I am haunted by an article that I read this morning in the New York Times. It was a story about a favorite for this year’s Kentucky Derby named Big Brown. The horse was bought last fall by a group on Wall Street called International Equine Acquisitions Holdings who are raising $100 million to breed, sell and race horses like they are a hedge fund.
This horse has only raced three times. The three year old colt has hoof abscesses in both its front feet. That’s why it hasn’t been able to race more. They say that the injury was caused by “concussion”, his feet hitting a hard surface. They have hot glued some special shoes with a polyurethane bottom to cushion his feet, and they are racing and training him again with hopes that he will win the Triple Crown. It makes me want to find these Wall Street dudes, drill holes in their feet and make them run as fast as they can for few miles everyday to see how they would feel. It also makes me sick.
This is the reason that I can’t go to a horse race anymore. When I was a little girl, my dad used to take me to the track in Arlington Park, just outside of Chicago. I have wonderful memories of the horses in the paddock and the beauty of them thundering down the track. We moved near Del Mar, California, “where the turf meets the surf”, when I lived in California. The first time that I went to the races there, I felt like I had fallen into a marvelous time warp. The whole scene was just like I remembered as a child. I used to take my four year old daughter to the track very early in the morning to watch the horses warm up.

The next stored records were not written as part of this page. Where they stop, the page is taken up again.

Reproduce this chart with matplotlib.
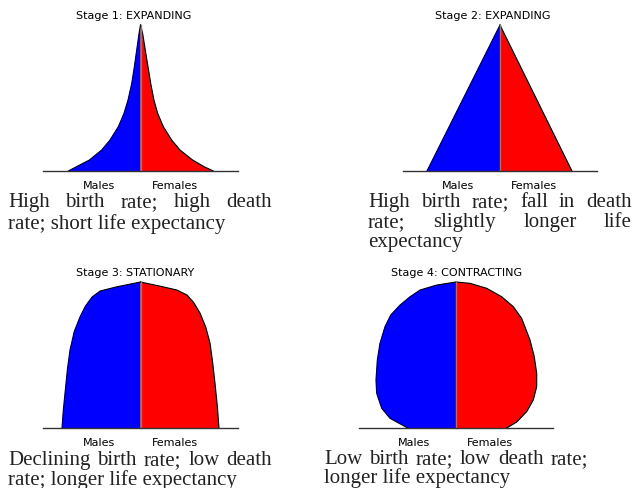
"""Four stages of the demographic transition drawn as population pyramids."""

import matplotlib

matplotlib.use("Agg")

import matplotlib.pyplot as plt  # noqa: E402

W, H = 633, 488
DPI = 100

BLUE = "#0000ff"
RED = "#ff0000"
TEXT = "#222222"

# pyramid outlines: age (% of max age) and half-width (% of axis half-width)
stage1_male_age = [0, 3.0, 7.5, 14.4, 21.2, 30.4, 39.5, 48.6, 60.0, 71.5, 82.9, 94.3, 100]
stage1_male = [74.0, 65.5, 52.5, 39.8, 31.3, 22.7, 16.9, 12.8, 9.0, 6.3, 3.9, 1.5, 0]
stage1_female_age = [0, 3.0, 7.5, 14.4, 21.2, 30.4, 39.5, 48.6, 60.0, 71.5, 82.9, 94.3, 100]
stage1_female = [74.7, 65.1, 53.5, 40.5, 32.0, 23.4, 17.6, 13.8, 10.5, 7.7, 4.9, 2.2, 0]

stage2_male_age = [0, 100]
stage2_male = [75.3, 0]
stage2_female_age = [0, 100]
stage2_female = [74.2, 0]

stage3_male_age = [0, 12.0, 24.0, 40.0, 53.4, 66.0, 76.0, 83.5, 89.7, 93.8, 96.6, 100]
stage3_male = [80.5, 79.2, 77.4, 75.0, 72.3, 68.0, 62.1, 56.5, 49.7, 41.5, 25.0, 0]
stage3_female_age = [0, 15.0, 30.8, 45.0, 58.2, 69.0, 78.8, 86.0, 91.1, 94.5, 97.0, 100]
stage3_female = [80.5, 78.8, 76.4, 74.0, 71.3, 67.0, 61.0, 54.5, 47.7, 37.4, 21.0, 0]

stage4_male_age = [0, 6.6, 13.5, 23.8, 32.9, 46.6, 58.0, 69.4, 77.4, 84.2, 89.9, 94.5, 97.9, 100]
stage4_male = [49.8, 68.0, 76.6, 81.8, 82.5, 81.1, 78.4, 73.2, 67.3, 57.7, 47.4, 37.1, 19.9, 0]
stage4_female_age = [0, 4.1, 11.2, 19.2, 28.3, 37.5, 48.8, 60.3, 75.1, 83.1, 89.9, 95.7, 99.1, 100]
stage4_female = [52.3, 62.6, 72.9, 79.7, 83.2, 83.2, 80.7, 76.3, 67.7, 59.1, 47.1, 31.6, 14.4, 0]

titles = ["Stage 1: EXPANDING", "Stage 2: EXPANDING",
          "Stage 3: STATIONARY", "Stage 4: CONTRACTING"]
sex_labels = ["Males", "Females"]
sex_ticks = [-43, 35]

captions = [
    ["High birth rate;  high death", "rate; short life expectancy"],
    ["High birth rate; fall in death", "rate; slightly longer life", "expectancy"],
    ["Declining birth rate; low death", "rate; longer life expectancy"],
    ["Low birth rate; low death rate;", "longer life expectancy"],
]

stages = [
    (stage1_male_age, stage1_male, stage1_female_age, stage1_female),
    (stage2_male_age, stage2_male, stage2_female_age, stage2_female),
    (stage3_male_age, stage3_male, stage3_female_age, stage3_female),
    (stage4_male_age, stage4_male, stage4_female_age, stage4_female),
]

# layout in pixels: axes left, right, baseline, top; title x; caption box
boxes = [(43, 238, 171, 25), (403, 597, 171, 25),
         (43, 238, 428, 282), (359, 553, 428, 282)]
title_x = [0.467, 0.464, 0.474, 0.505]
caption_boxes = [(8, 272, 207, 21.5), (368, 632, 207, 20),
                 (8, 272, 465, 19.5), (324, 588, 464.5, 18.5)]
justified = [[True, False], [True, True, False], [True, False], [True, False]]


def draw_pyramid(ax, m_age, m_w, f_age, f_w):
    mx = [0] + [-w for w in m_w]
    my = [0] + list(m_age)
    fx = [0] + list(f_w)
    fy = [0] + list(f_age)
    ax.fill(mx, my, color=BLUE, lw=0)
    ax.fill(fx, fy, color=RED, lw=0)
    ax.plot(mx[1:], my[1:], color="black", lw=0.8, clip_on=False)
    ax.plot(fx[1:], fy[1:], color="black", lw=0.8, clip_on=False)
    ax.plot([0, 0], [0, max(m_age)], color="#808080", lw=1.0, clip_on=False)


def put_line(fig, renderer, text, x0, x1, y, justify):
    kw = dict(fontsize=15, family="Liberation Serif", color=TEXT, va="baseline")
    if not justify:
        fig.text(x0 / W, 1 - y / H, text, **kw)
        return
    words = text.split()
    objs = [fig.text(0, 1 - y / H, w, **kw) for w in words]
    widths = [o.get_window_extent(renderer).width for o in objs]
    gap = (x1 - x0 - sum(widths)) / (len(words) - 1)
    x = x0
    for o, wd in zip(objs, widths):
        o.set_x(x / W)
        x += wd + gap


fig = plt.figure(figsize=(W / DPI, H / DPI), dpi=DPI)
renderer = fig.canvas.get_renderer()

for i, (box, data) in enumerate(zip(boxes, stages)):
    left, right, base, top = box
    ax = fig.add_axes([left / W, 1 - base / H, (right - left) / W, (base - top) / H])
    draw_pyramid(ax, *data)
    ax.set_xlim(-100, 100)
    ax.set_ylim(0, 100)
    for side in ("top", "left", "right"):
        ax.spines[side].set_visible(False)
    ax.spines["bottom"].set_color("#333333")
    ax.spines["bottom"].set_linewidth(1.0)
    ax.set_yticks([])
    ax.set_xticks(sex_ticks)
    ax.set_xticklabels(sex_labels, fontsize=8)
    ax.tick_params(axis="x", length=0, pad=7)
    ax.set_title(titles[i], fontsize=8, x=title_x[i], pad=4)

    x0, x1, y0, dy = caption_boxes[i]
    for j, line in enumerate(captions[i]):
        put_line(fig, renderer, line, x0, x1, y0 + j * dy, justified[i][j])

fig.savefig("out.png", dpi=DPI)
plt.close(fig)
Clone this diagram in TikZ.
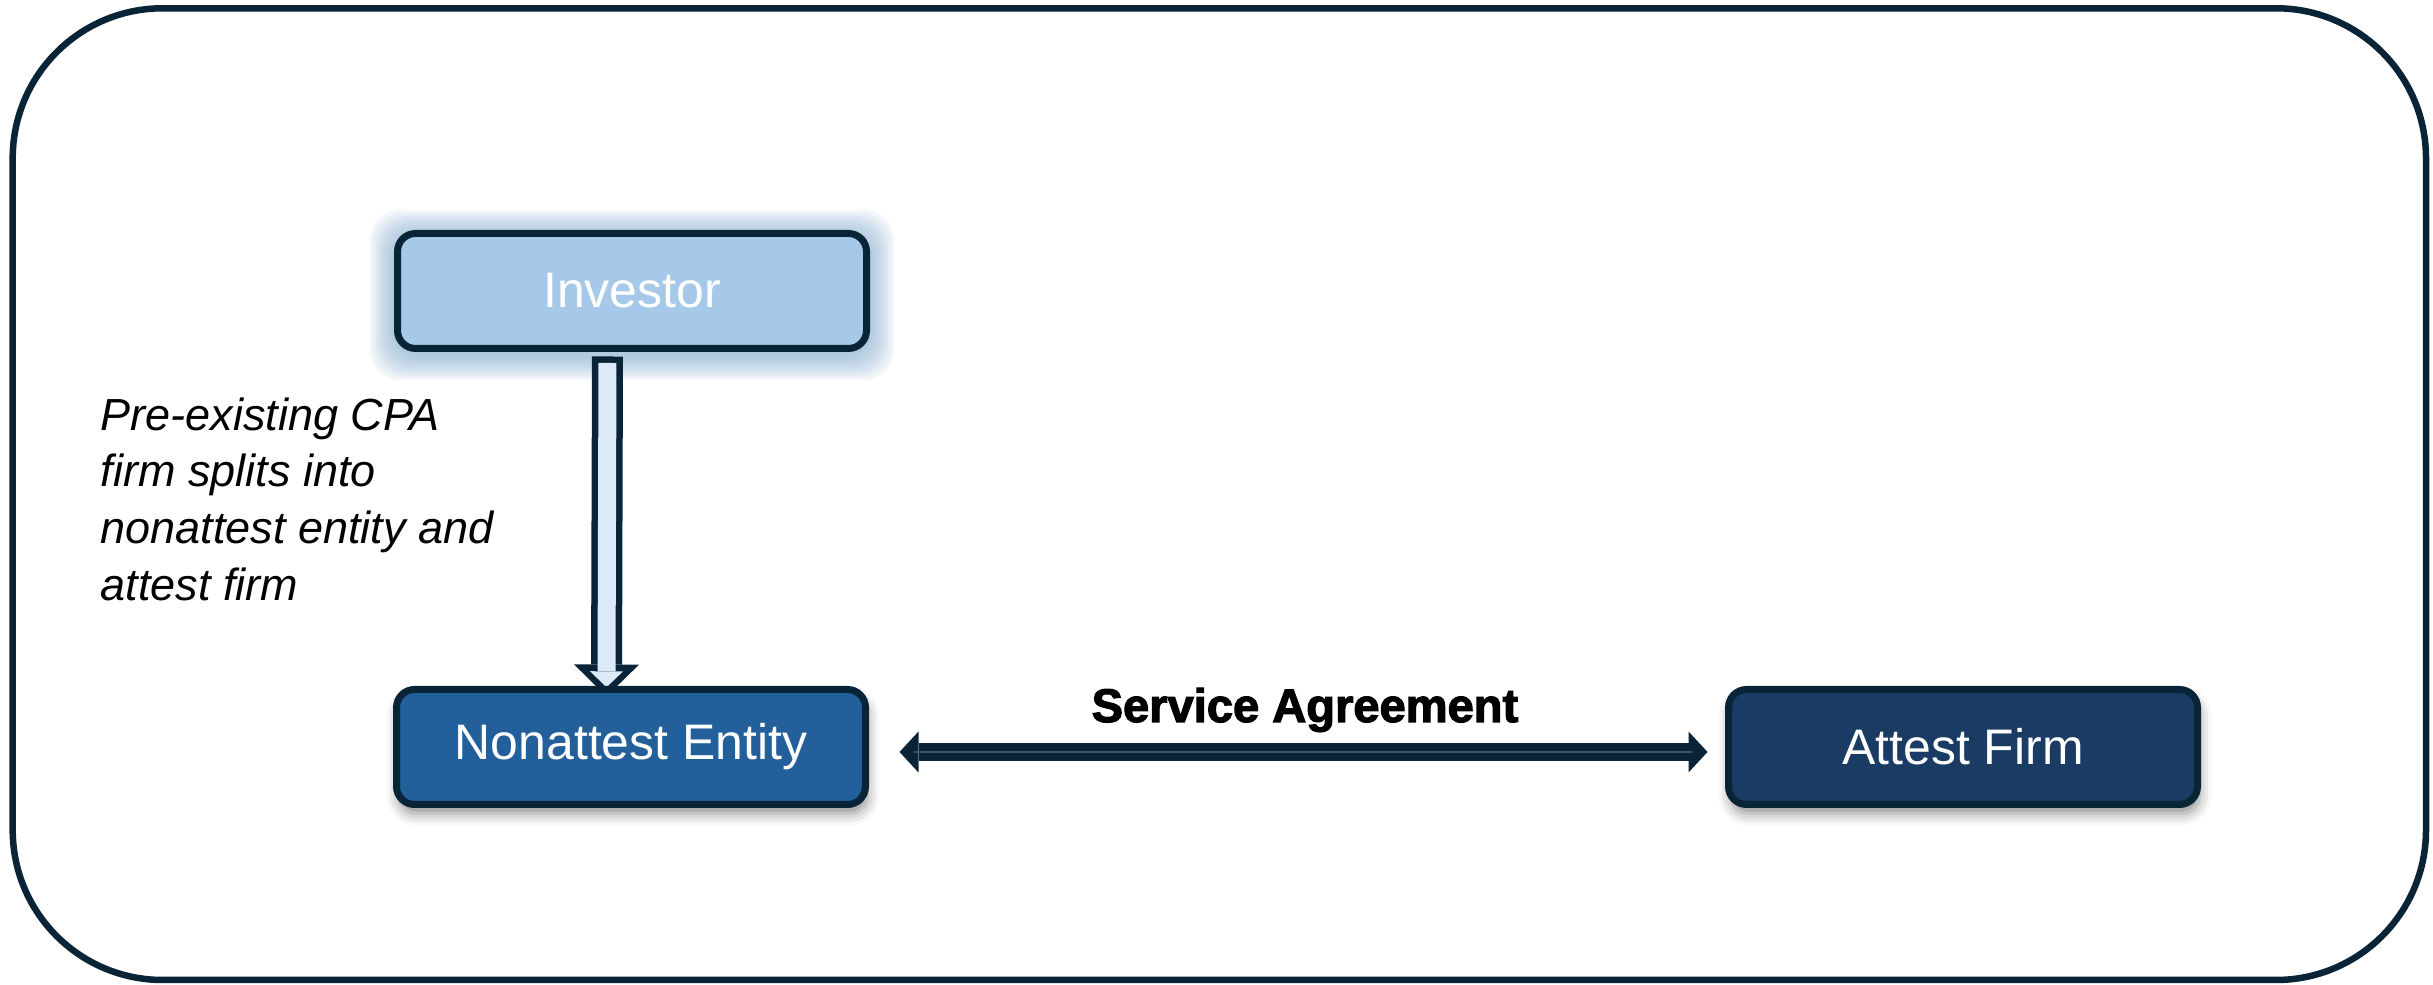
\documentclass[tikz,border=0pt]{standalone}
\usepackage{fontspec}
\setmainfont{Liberation Sans}
\newfontfamily\heavyfont[FakeBold=2.5]{Liberation Sans}
\usetikzlibrary{arrows.meta, shadows.blur, backgrounds}

\definecolor{navy}{HTML}{0A2437}
\definecolor{investorblue}{HTML}{A6C9EA}
\definecolor{entityblue}{HTML}{225F9B}
\definecolor{firmblue}{HTML}{1A3B63}
\definecolor{arrowfill}{HTML}{DCE9F6}
\definecolor{stripe}{HTML}{3E5869}
\definecolor{glow}{HTML}{5E91BE}

\tikzset{
	entity/.style={draw=navy, line width=0.07cm, rounded corners=0.18cm,
		minimum width=4.69cm, minimum height=1.15cm, inner sep=0pt,
		text=white, font=\fontsize{14.2}{17}\selectfont},
	lowbox/.style={entity, blur shadow={shadow xshift=0.02cm, shadow yshift=-0.09cm,
		shadow blur radius=0.12cm, shadow opacity=45}},
	halo/.style={glow, opacity=0.08, rounded corners=0.3cm},
	blockarrow/.style={line width=0.31cm, navy},
	agreement/.style={line width=0.18cm, navy},
}

\begin{document}
\begin{tikzpicture}
	\useasboundingbox (0,0) rectangle (24.33,9.85);
	% Рамка
	\draw[navy, line width=0.065cm, rounded corners=1.5cm] (0.127,0.05) rectangle (24.26,9.767);

	% Блоки
	\node[entity, fill=investorblue] (investor) at (6.32,6.94) {Investor};
	\node[lowbox, fill=entityblue] (nonattest) at (6.31,2.38) {Nonattest Entity};
	\node[lowbox, fill=firmblue] (attest) at (19.63,2.38) {Attest Firm};

	% Пояснение
	\node[anchor=north west, align=left, inner sep=0pt,
		font=\itshape\fontsize{12.8}{16.1}\selectfont] (note) at (1.00,5.88)
		{Pre-existing CPA\\firm splits into\\nonattest entity and\\attest firm};

	\begin{scope}[on background layer]
		% Свечение
		\foreach \g in {1,...,8}
			\fill[halo] ([shift={({-\g*0.03},{-\g*0.03-0.04})}]investor.south west)
				rectangle ([shift={({\g*0.03},{\g*0.03-0.04})}]investor.north east);

		% Стрелка вниз
		\draw[blockarrow, -{Triangle[width=0.65cm, length=0.32cm, line width=0pt]},
			shorten <=0.045cm, shorten >=-0.105cm]
			([xshift=-0.245cm]investor.south) -- ([xshift=-0.245cm]nonattest.north);
		\draw[line width=0.18cm, arrowfill, -{Triangle[width=0.33cm, length=0.16cm, line width=0pt]},
			shorten <=0.11cm, shorten >=-0.013cm]
			([xshift=-0.245cm]investor.south) -- ([xshift=-0.245cm]nonattest.north);
	\end{scope}

	% Соглашение
	\draw[agreement, {Triangle[width=0.41cm, length=0.19cm, line width=0pt]}-{Triangle[width=0.41cm, length=0.19cm, line width=0pt]},
		shorten <=0.305cm, shorten >=0.175cm]
		([yshift=-0.05cm]nonattest.east) -- ([yshift=-0.05cm]attest.west)
		node[midway, anchor=base, xshift=0.08cm, yshift=0.30cm, text=black,
			font=\heavyfont\bfseries\fontsize{13.4}{16}\selectfont] (service) {Service Agreement};
	\draw[line width=0.025cm, stripe, shorten <=0.45cm, shorten >=0.33cm]
		([yshift=-0.05cm]nonattest.east) -- ([yshift=-0.05cm]attest.west);
\end{tikzpicture}
\end{document}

My fond memories were dashed when the horses that were running began dying. In 2005, in the first seven days of racing, seven horses had to be euthanized. I almost took my daughter to see a friend’s horse race, but our schedule changed. Fortunately, we weren’t there when the horse broke its leg during a race and had to be put down on the track in front of everyone. That season, in 43 days of racing, 16 horses died while racing on the dirt track. They put in a new polytrack, which has significantly lessened the number of deaths. About 800 horses die on the racetracks in this country each year.
When I lived in California and worked in a tack and feed store, I got to know some of the trainers and jockeys and grooms while they were there in Del Mar for the season. They all believed that the horses are started too soon. They’re so young, and their bones aren’t strong enough. Unfortunately, racing is all about speed and short-term profit. It used to be that stamina and long-term durability were the key, but now that horses are the new hedge funds, it’s all about making money fast. I know that horse racing isn’t the only place where this happens. Look at the reiners and jumpers that can barely walk by the time they are ten or twelve years old because they were worked so hard so young.
A horse is not a race car or a snowboard. It is a spirited, soulful creature that loves to run and jump and generously allows human beings to come along for the ride. It should be illegal for a horse to be treated like a hedge fund.